_Stored data_.
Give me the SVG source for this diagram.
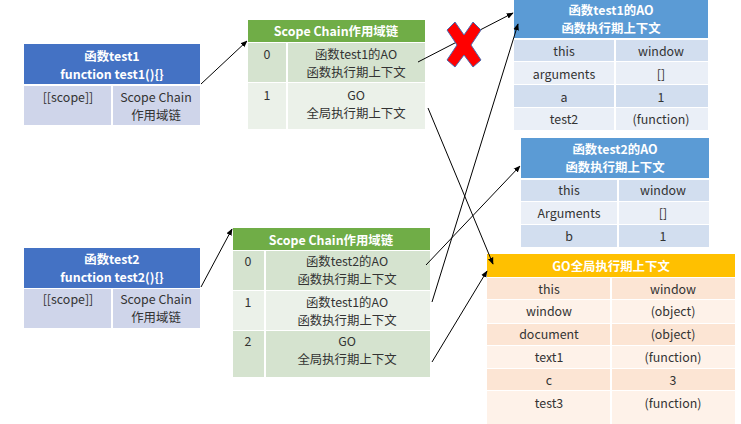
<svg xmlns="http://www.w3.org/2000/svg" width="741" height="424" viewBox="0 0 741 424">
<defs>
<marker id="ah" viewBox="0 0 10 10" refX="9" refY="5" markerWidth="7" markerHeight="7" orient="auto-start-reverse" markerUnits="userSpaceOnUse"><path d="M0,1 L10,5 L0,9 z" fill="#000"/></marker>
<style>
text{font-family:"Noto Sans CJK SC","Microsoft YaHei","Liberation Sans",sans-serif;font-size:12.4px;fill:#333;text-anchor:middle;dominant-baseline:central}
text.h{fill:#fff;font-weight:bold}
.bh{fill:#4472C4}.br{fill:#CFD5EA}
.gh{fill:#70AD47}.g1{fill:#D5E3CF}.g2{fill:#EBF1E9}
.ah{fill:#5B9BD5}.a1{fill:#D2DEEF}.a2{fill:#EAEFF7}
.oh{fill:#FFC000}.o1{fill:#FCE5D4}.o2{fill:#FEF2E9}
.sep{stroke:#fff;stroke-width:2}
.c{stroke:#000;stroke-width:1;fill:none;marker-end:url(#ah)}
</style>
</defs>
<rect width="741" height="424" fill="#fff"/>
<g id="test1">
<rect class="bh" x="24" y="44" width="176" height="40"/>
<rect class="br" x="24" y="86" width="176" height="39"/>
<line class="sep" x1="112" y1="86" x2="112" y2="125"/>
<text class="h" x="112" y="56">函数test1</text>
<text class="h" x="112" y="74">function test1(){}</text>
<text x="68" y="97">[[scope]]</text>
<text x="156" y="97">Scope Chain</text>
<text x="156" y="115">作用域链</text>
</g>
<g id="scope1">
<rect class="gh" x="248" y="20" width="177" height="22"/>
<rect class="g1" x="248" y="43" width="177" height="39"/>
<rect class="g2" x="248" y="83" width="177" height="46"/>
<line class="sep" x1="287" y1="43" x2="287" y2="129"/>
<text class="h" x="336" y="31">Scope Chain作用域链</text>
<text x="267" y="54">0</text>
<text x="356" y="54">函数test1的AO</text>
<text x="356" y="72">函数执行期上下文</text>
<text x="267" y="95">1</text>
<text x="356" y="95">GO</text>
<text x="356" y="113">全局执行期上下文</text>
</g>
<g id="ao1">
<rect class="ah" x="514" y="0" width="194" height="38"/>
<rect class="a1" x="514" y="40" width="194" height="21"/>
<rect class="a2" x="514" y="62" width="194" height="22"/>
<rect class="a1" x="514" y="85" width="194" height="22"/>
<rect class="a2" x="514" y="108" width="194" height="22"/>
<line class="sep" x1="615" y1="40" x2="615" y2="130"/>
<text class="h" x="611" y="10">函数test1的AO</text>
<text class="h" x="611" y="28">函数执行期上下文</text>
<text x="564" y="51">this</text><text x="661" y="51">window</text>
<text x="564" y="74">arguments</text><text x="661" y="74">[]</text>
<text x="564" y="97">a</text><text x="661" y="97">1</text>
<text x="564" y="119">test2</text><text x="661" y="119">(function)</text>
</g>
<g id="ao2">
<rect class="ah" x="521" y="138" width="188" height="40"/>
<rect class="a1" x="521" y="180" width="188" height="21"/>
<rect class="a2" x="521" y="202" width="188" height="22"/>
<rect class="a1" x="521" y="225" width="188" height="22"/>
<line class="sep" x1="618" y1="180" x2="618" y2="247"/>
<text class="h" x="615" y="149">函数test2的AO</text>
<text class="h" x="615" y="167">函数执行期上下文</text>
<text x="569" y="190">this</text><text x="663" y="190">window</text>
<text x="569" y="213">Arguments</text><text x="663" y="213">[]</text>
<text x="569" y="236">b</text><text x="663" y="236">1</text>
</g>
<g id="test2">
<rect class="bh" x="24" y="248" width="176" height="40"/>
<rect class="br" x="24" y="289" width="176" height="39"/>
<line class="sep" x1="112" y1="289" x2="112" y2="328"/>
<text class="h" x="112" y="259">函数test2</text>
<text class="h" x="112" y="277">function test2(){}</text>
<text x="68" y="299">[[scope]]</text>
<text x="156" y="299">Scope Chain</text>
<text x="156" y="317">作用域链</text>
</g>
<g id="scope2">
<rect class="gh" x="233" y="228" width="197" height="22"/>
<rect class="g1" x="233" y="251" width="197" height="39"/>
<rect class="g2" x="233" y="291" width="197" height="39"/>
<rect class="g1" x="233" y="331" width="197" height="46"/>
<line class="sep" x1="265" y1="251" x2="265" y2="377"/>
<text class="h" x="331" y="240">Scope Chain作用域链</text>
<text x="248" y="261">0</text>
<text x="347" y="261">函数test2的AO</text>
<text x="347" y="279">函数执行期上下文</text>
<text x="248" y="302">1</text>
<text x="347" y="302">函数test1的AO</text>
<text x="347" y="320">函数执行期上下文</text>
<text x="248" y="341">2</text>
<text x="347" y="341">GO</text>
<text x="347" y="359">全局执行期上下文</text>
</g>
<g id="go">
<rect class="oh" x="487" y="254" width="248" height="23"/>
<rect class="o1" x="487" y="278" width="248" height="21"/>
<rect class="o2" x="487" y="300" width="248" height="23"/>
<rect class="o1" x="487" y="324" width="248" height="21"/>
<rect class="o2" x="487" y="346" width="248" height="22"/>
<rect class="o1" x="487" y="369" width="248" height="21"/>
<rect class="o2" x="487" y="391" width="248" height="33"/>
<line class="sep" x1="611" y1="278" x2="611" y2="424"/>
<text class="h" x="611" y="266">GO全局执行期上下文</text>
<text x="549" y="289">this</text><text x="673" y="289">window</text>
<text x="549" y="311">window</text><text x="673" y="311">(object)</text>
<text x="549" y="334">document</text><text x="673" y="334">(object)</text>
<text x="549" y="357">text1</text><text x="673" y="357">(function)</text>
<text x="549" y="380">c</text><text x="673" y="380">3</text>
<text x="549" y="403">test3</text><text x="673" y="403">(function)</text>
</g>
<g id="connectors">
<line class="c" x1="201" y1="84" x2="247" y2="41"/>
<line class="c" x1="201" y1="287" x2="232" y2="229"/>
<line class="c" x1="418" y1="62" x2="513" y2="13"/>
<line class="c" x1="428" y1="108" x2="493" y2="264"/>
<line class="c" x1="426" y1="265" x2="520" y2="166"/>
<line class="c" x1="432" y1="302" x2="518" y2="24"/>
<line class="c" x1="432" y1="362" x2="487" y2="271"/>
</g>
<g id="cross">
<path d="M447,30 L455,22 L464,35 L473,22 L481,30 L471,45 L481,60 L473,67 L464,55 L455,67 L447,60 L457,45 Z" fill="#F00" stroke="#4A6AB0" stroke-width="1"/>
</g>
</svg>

_Given task_. Reproduce the listing word for word and omit its pictures.

_Solution for this problem_.
Give me the SVG source for this diagram.
<svg xmlns="http://www.w3.org/2000/svg" width="741" height="424" viewBox="0 0 741 424">
<defs>
<marker id="ah" viewBox="0 0 10 10" refX="9" refY="5" markerWidth="7" markerHeight="7" orient="auto-start-reverse" markerUnits="userSpaceOnUse"><path d="M0,1 L10,5 L0,9 z" fill="#000"/></marker>
<style>
text{font-family:"Noto Sans CJK SC","Microsoft YaHei","Liberation Sans",sans-serif;font-size:12.4px;fill:#333;text-anchor:middle;dominant-baseline:central}
text.h{fill:#fff;font-weight:bold}
.bh{fill:#4472C4}.br{fill:#CFD5EA}
.gh{fill:#70AD47}.g1{fill:#D5E3CF}.g2{fill:#EBF1E9}
.ah{fill:#5B9BD5}.a1{fill:#D2DEEF}.a2{fill:#EAEFF7}
.oh{fill:#FFC000}.o1{fill:#FCE5D4}.o2{fill:#FEF2E9}
.sep{stroke:#fff;stroke-width:2}
.c{stroke:#000;stroke-width:1;fill:none;marker-end:url(#ah)}
</style>
</defs>
<rect width="741" height="424" fill="#fff"/>
<g id="test1">
<rect class="bh" x="24" y="44" width="176" height="40"/>
<rect class="br" x="24" y="86" width="176" height="39"/>
<line class="sep" x1="112" y1="86" x2="112" y2="125"/>
<text class="h" x="112" y="56">函数test1</text>
<text class="h" x="112" y="74">function test1(){}</text>
<text x="68" y="97">[[scope]]</text>
<text x="156" y="97">Scope Chain</text>
<text x="156" y="115">作用域链</text>
</g>
<g id="scope1">
<rect class="gh" x="248" y="20" width="177" height="22"/>
<rect class="g1" x="248" y="43" width="177" height="39"/>
<rect class="g2" x="248" y="83" width="177" height="46"/>
<line class="sep" x1="287" y1="43" x2="287" y2="129"/>
<text class="h" x="336" y="31">Scope Chain作用域链</text>
<text x="267" y="54">0</text>
<text x="356" y="54">函数test1的AO</text>
<text x="356" y="72">函数执行期上下文</text>
<text x="267" y="95">1</text>
<text x="356" y="95">GO</text>
<text x="356" y="113">全局执行期上下文</text>
</g>
<g id="ao1">
<rect class="ah" x="514" y="0" width="194" height="38"/>
<rect class="a1" x="514" y="40" width="194" height="21"/>
<rect class="a2" x="514" y="62" width="194" height="22"/>
<rect class="a1" x="514" y="85" width="194" height="22"/>
<rect class="a2" x="514" y="108" width="194" height="22"/>
<line class="sep" x1="615" y1="40" x2="615" y2="130"/>
<text class="h" x="611" y="10">函数test1的AO</text>
<text class="h" x="611" y="28">函数执行期上下文</text>
<text x="564" y="51">this</text><text x="661" y="51">window</text>
<text x="564" y="74">arguments</text><text x="661" y="74">[]</text>
<text x="564" y="97">a</text><text x="661" y="97">1</text>
<text x="564" y="119">test2</text><text x="661" y="119">(function)</text>
</g>
<g id="ao2">
<rect class="ah" x="521" y="138" width="188" height="40"/>
<rect class="a1" x="521" y="180" width="188" height="21"/>
<rect class="a2" x="521" y="202" width="188" height="22"/>
<rect class="a1" x="521" y="225" width="188" height="22"/>
<line class="sep" x1="618" y1="180" x2="618" y2="247"/>
<text class="h" x="615" y="149">函数test2的AO</text>
<text class="h" x="615" y="167">函数执行期上下文</text>
<text x="569" y="190">this</text><text x="663" y="190">window</text>
<text x="569" y="213">Arguments</text><text x="663" y="213">[]</text>
<text x="569" y="236">b</text><text x="663" y="236">1</text>
</g>
<g id="test2">
<rect class="bh" x="24" y="248" width="176" height="40"/>
<rect class="br" x="24" y="289" width="176" height="39"/>
<line class="sep" x1="112" y1="289" x2="112" y2="328"/>
<text class="h" x="112" y="259">函数test2</text>
<text class="h" x="112" y="277">function test2(){}</text>
<text x="68" y="299">[[scope]]</text>
<text x="156" y="299">Scope Chain</text>
<text x="156" y="317">作用域链</text>
</g>
<g id="scope2">
<rect class="gh" x="233" y="228" width="197" height="22"/>
<rect class="g1" x="233" y="251" width="197" height="39"/>
<rect class="g2" x="233" y="291" width="197" height="39"/>
<rect class="g1" x="233" y="331" width="197" height="46"/>
<line class="sep" x1="265" y1="251" x2="265" y2="377"/>
<text class="h" x="331" y="240">Scope Chain作用域链</text>
<text x="248" y="261">0</text>
<text x="347" y="261">函数test2的AO</text>
<text x="347" y="279">函数执行期上下文</text>
<text x="248" y="302">1</text>
<text x="347" y="302">函数test1的AO</text>
<text x="347" y="320">函数执行期上下文</text>
<text x="248" y="341">2</text>
<text x="347" y="341">GO</text>
<text x="347" y="359">全局执行期上下文</text>
</g>
<g id="go">
<rect class="oh" x="487" y="254" width="248" height="23"/>
<rect class="o1" x="487" y="278" width="248" height="21"/>
<rect class="o2" x="487" y="300" width="248" height="23"/>
<rect class="o1" x="487" y="324" width="248" height="21"/>
<rect class="o2" x="487" y="346" width="248" height="22"/>
<rect class="o1" x="487" y="369" width="248" height="21"/>
<rect class="o2" x="487" y="391" width="248" height="33"/>
<line class="sep" x1="611" y1="278" x2="611" y2="424"/>
<text class="h" x="611" y="266">GO全局执行期上下文</text>
<text x="549" y="289">this</text><text x="673" y="289">window</text>
<text x="549" y="311">window</text><text x="673" y="311">(object)</text>
<text x="549" y="334">document</text><text x="673" y="334">(object)</text>
<text x="549" y="357">text1</text><text x="673" y="357">(function)</text>
<text x="549" y="380">c</text><text x="673" y="380">3</text>
<text x="549" y="403">test3</text><text x="673" y="403">(function)</text>
</g>
<g id="connectors">
<line class="c" x1="201" y1="84" x2="247" y2="41"/>
<line class="c" x1="201" y1="287" x2="232" y2="229"/>
<line class="c" x1="418" y1="62" x2="513" y2="13"/>
<line class="c" x1="428" y1="108" x2="493" y2="264"/>
<line class="c" x1="426" y1="265" x2="520" y2="166"/>
<line class="c" x1="432" y1="302" x2="518" y2="24"/>
<line class="c" x1="432" y1="362" x2="487" y2="271"/>
</g>
<g id="cross">
<path d="M447,30 L455,22 L464,35 L473,22 L481,30 L471,45 L481,60 L473,67 L464,55 L455,67 L447,60 L457,45 Z" fill="#F00" stroke="#4A6AB0" stroke-width="1"/>
</g>
</svg>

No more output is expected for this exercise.